In November of 2012, Englishman David Martin of Surrey discovered the skeleton of a pigeon in his chimney. That part is pretty routine -- birds fly into chimneys all the time, because they are stupid. But this bird skeleton had a small red capsule attached to its leg. Holy shit, it's probably full of tiny gifts! It's the bird Santa Claus!

The truth was almost as strange: Inside was a coded WWII era message that had been sealed ever since it was written 70 some years ago (needless to say, this particular pigeon was a spectacular failure at its job). The letter contained 27 groups of 5 letters and was signed by a Sergeant W. Stott. After David Martin contacted the local media, the Government Communications Headquarters took a crack at decoding what was likely one of their own codes...and failed miserably. Seriously, they couldn't even get close to breaking it. After weeks, the code crackers had made no progress and the news media claimed that the code was unbreakable.

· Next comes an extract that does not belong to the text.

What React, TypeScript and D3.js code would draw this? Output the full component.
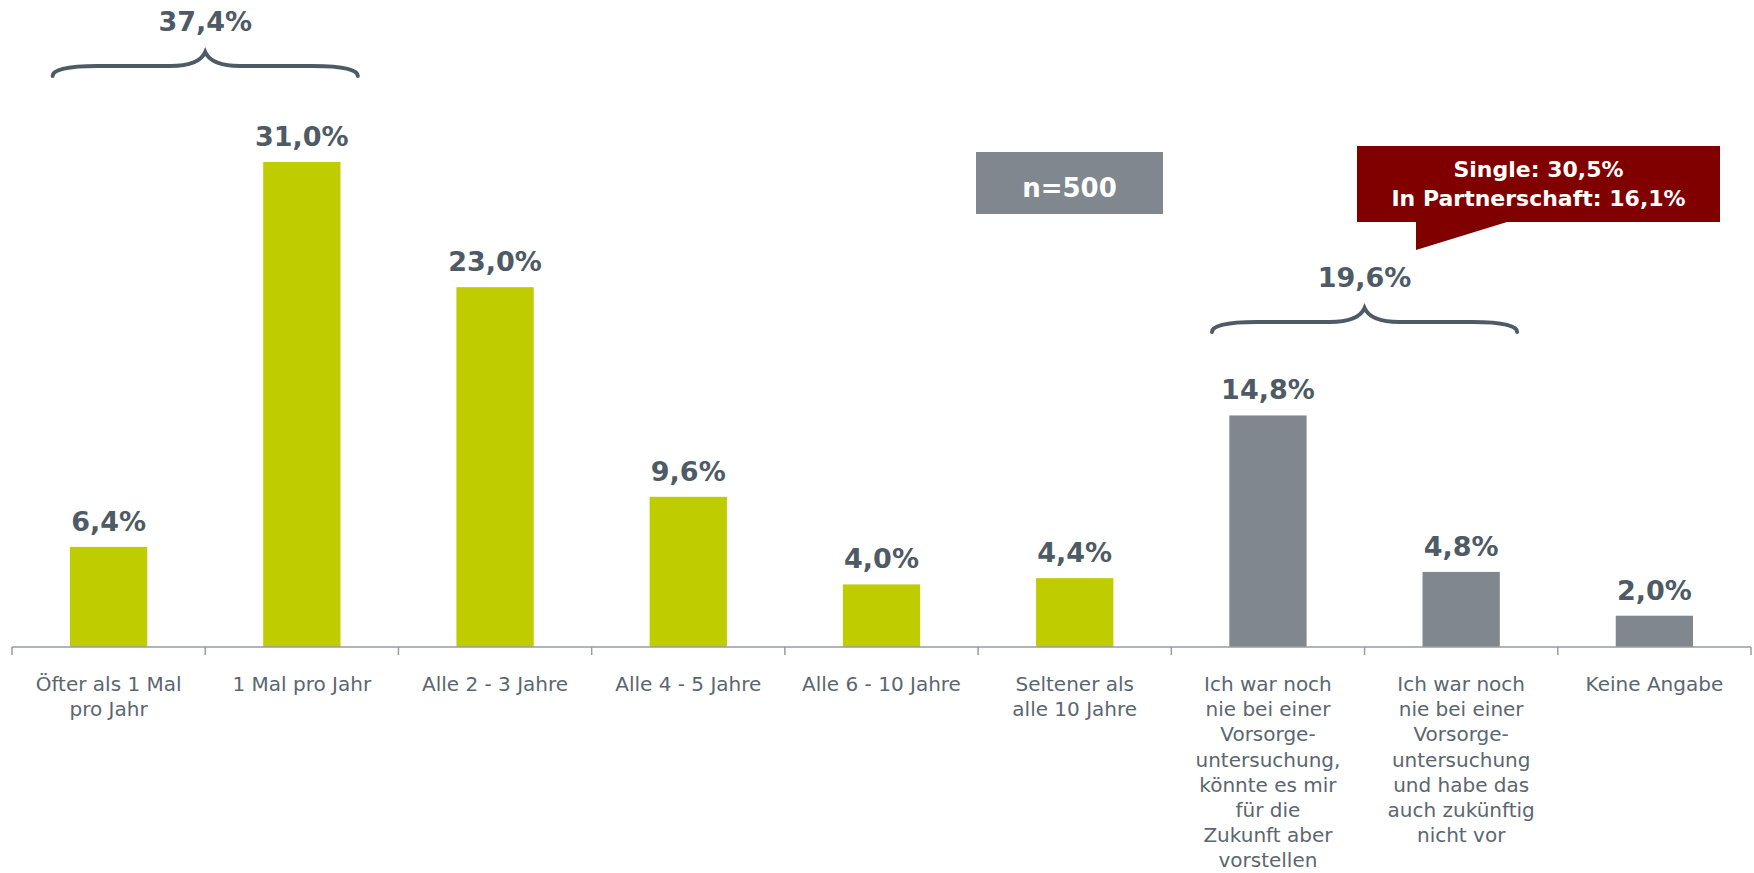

Lee Sanders via The Telegraph
"We've been through every breakfast cereal on the market! None of the decoder rings work!"

But in December of the same year, Canadian Gordon Young claimed to have partially cracked the code. Using a WWI era codebook, Young deciphered some of the message in less than 20 minutes. According to him, some of the message read:

"Hit Jerry's Right or Reserve Battery Here. Already know electrical engineers headquarters. Troops, panzers, batteries, engineers, here."

Sergeant Stott turned out to be a 27 year old paratrooper who had dropped into Normandy behind enemy lines to evaluate the size of the German Army in the area. Young claims that the rest of the code may be either unsolvable, or possibly fake to try and fool any Germans stationed inside the chimneys of cottages.

"Claus, for the last time, get out of the damn chimney!"